Elle fait remarquer qu’après un « Hirak pacifique et exemplaire de plus de 20 mois, qui a mis les droits humains au centre du combat pour la dignité et la liberté, la situation a régressé ».
Cette montée de la vague de la répression en Algérie a aussi provoqué l’ire du Parlement européen qui a « condamné fermement l’escalade des arrestations et détentions illégales et arbitraires et du harcèlement judiciaire dont sont victimes les journalistes, les défenseurs des droits de l’Homme, les syndicalistes, les avocats, les membres de la société civile et les militants pacifiques en Algérie ».
Dans ce même élan de dénonciation, des dizaines de journalistes algériens, issus de divers horizons, ont fustigé un « climat de peur » dans le pays et exprimé leurs « inquiétudes » face à la multiplication des dangers qui menacent les professionnels des médias.
« L’exercice du journalisme relève de la mission impossible face à l’oppression et à la peur », dénoncent ces journalistes dans une récente pétition rendue publique à Alger, tout en appelant les autorités algériennes à « honorer leurs engagements, itératifs dans les discours officiels » et à « respecter la liberté de la presse ».
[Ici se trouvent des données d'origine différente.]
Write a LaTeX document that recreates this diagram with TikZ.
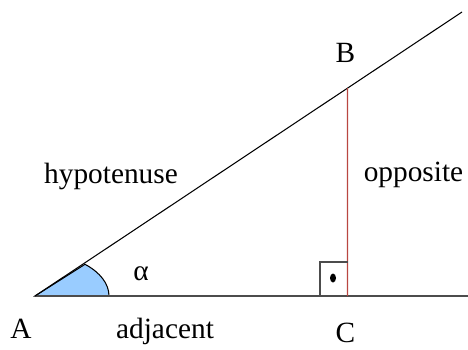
\documentclass[tikz,border=0pt]{standalone}
\usepackage{fontspec}
\setmainfont{Liberation Serif}
\definecolor{anglefill}{RGB}{153,204,255}
\definecolor{oppred}{RGB}{185,70,65}
\begin{document}
\begin{tikzpicture}[line width=0.6pt, every node/.append style={font=\fontsize{16.7}{20}\selectfont, inner sep=0pt, anchor=base}]
  \useasboundingbox (0,0) rectangle (9.36,6.98);
  \coordinate (A) at (0.70,1.06); \coordinate (C) at (6.95,1.06);
  \coordinate (E) at (9.36,1.06); \coordinate (H) at (9.24,6.74);
  \path (A) -- (H) coordinate[pos=0.7318] (B);
  \filldraw[fill=anglefill] (A) -- ++(1.48,0) arc[start angle=0, end angle=47.5, x radius=1.48, y radius=0.86] -- cycle;
  \draw[black!70] (A) -- (E);  \draw (A) -- (H);
  \draw[oppred] (C) -- (B);
  \draw[black!70] (C) ++(-0.55,0) |- ++(0.55,0.68);
  \fill (6.66,1.42) ellipse [x radius=0.06, y radius=0.09];
  \node (lA) at (0.42,0.22) {A};       \node (lB) at (6.91,5.72) {B};
  \node (lC) at (6.91,0.14) {C};       \node (la) at (2.82,1.38) {α};
  \node (hyp) at (2.22,3.32) {hypotenuse};
  \node (opp) at (8.27,3.36) {opposite};
  \node (adj) at (3.30,0.22) {adjacent};
\end{tikzpicture}
\end{document}
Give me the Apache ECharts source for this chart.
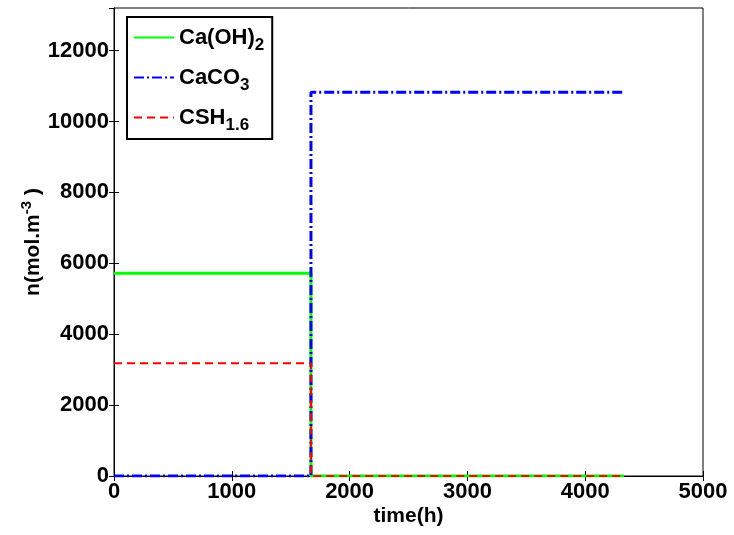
<!DOCTYPE html>
<html>
<head>
<meta charset="utf-8">
<script src="https://cdn.jsdelivr.net/npm/echarts@6/dist/echarts.min.js"></script>
<style>
html, body { margin: 0; padding: 0; background: #fff; }
#main { width: 734px; height: 535px; }
</style>
</head>
<body>
<div id="main"></div>
<script>
// data
var time = [0, 1672, 4330];
var caOH2 = [5720, 0, 0];
var caCO3 = [0, 10825, 10825];
var csh16 = [3180, 0, 0];
var seriesNames = ['Ca(OH)2', 'CaCO3', 'CSH1.6'];
var legendText = {
    'Ca(OH)2': '{m|Ca(OH)}{s|2}',
    'CaCO3': '{m|CaCO}{s|3}',
    'CSH1.6': '{m|CSH}{s|1.6}'
};

var FONT = '"Liberation Sans", Arial, Helvetica, sans-serif';

function pairs(xs, ys) {
    return xs.map(function (x, i) { return [x, ys[i]]; });
}
function plain(v) { return String(v); }

var nameStyle = { color: '#000', fontSize: 21, fontWeight: 'bold', fontFamily: FONT };
var tickLabel = { color: '#000', fontSize: 22, fontWeight: 'bold', fontFamily: FONT, formatter: plain };

var chart = echarts.init(document.getElementById('main'));
chart.setOption({
    animation: false,
    backgroundColor: '#fff',
    grid: {
        left: 114, right: 31, top: 8, bottom: 59,
        show: true, borderColor: '#000', borderWidth: 1
    },
    legend: {
        orient: 'vertical',
        left: 127, top: 17,
        padding: [4, 8, 5, 6],
        itemGap: 7,
        itemWidth: 40,
        itemHeight: 14,
        borderColor: '#000',
        borderWidth: 2,
        borderRadius: 0,
        backgroundColor: '#fff',
        itemStyle: { opacity: 0 },
        data: seriesNames,
        formatter: function (name) { return legendText[name]; },
        textStyle: {
            color: '#000',
            rich: {
                m: { fontSize: 22, fontWeight: 'bold', fontFamily: FONT, color: '#000', lineHeight: 22, verticalAlign: 'top' },
                s: { fontSize: 17, fontWeight: 'bold', fontFamily: FONT, color: '#000', lineHeight: 16, padding: [16, 0, 0, 0] }
            }
        }
    },
    xAxis: [{
        type: 'value',
        min: 0, max: 5000, interval: 1000,
        name: 'time(h)',
        nameLocation: 'middle',
        nameGap: 30,
        nameMoveOverlap: false,
        nameTextStyle: nameStyle,
        axisLine: { show: true, lineStyle: { color: '#000', width: 1 } },
        axisTick: { show: true, inside: true, length: 5, lineStyle: { color: '#000' } },
        axisLabel: Object.assign({ margin: 5 }, tickLabel),
        splitLine: { show: false }
    }, {
        type: 'value',
        position: 'top',
        min: 0, max: 5000, interval: 1000,
        axisLine: { show: false },
        axisTick: { show: true, inside: true, length: 5, lineStyle: { color: '#000' } },
        axisLabel: { show: false },
        splitLine: { show: false }
    }],
    yAxis: [{
        type: 'value',
        min: 0, max: 13200, interval: 2000,
        name: 'n(mol.m{sup|-3} )',
        nameLocation: 'middle',
        nameGap: 70,
        nameMoveOverlap: false,
        nameTextStyle: {
            rich: {
                sup: { fontSize: 15, fontWeight: 'bold', fontFamily: FONT, color: '#000', lineHeight: 16, padding: [0, 0, 14, 0] }
            },
            color: '#000', fontSize: 21, fontWeight: 'bold', fontFamily: FONT
        },
        axisLine: { show: true, lineStyle: { color: '#000', width: 1 } },
        axisTick: { show: true, inside: true, length: 5, lineStyle: { color: '#000' } },
        axisLabel: Object.assign({ margin: 5, showMaxLabel: false }, tickLabel),
        splitLine: { show: false }
    }, {
        type: 'value',
        position: 'right',
        min: 0, max: 13200, interval: 2000,
        axisLine: { show: false },
        axisTick: { show: true, inside: true, length: 5, lineStyle: { color: '#000' } },
        axisLabel: { show: false },
        splitLine: { show: false }
    }],
    series: [{
        name: 'Ca(OH)2',
        type: 'line',
        step: 'end',
        symbol: 'none',
        data: pairs(time, caOH2),
        itemStyle: { color: '#00ff00' },
        lineStyle: { color: '#00ff00', width: 3, type: 'solid' }
    }, {
        name: 'CaCO3',
        type: 'line',
        step: 'end',
        symbol: 'none',
        data: pairs(time, caCO3),
        itemStyle: { color: '#0000ff' },
        lineStyle: { color: '#0000ff', width: 3, type: [10, 3, 2, 3] }
    }, {
        name: 'CSH1.6',
        type: 'line',
        step: 'end',
        symbol: 'none',
        data: pairs(time, csh16),
        itemStyle: { color: '#ff0000' },
        lineStyle: { color: '#ff0000', width: 2, type: [8, 5] }
    }]
});
</script>
</body>
</html>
Les signataires de la pétition ont dressé un constat accablant de la situation de la presse dans le pays, marquée notamment par « les incarcérations, le harcèlement moral, les menaces, les poursuites judiciaires, les convocations par la Police judiciaire, le chantage par la publicité institutionnelle, les interférences visant à orienter les lignes éditoriales ».
Ces actes sont devenus des « risques majeurs, auxquels les journalistes sont confrontés comme une fatalité », déplorent-ils.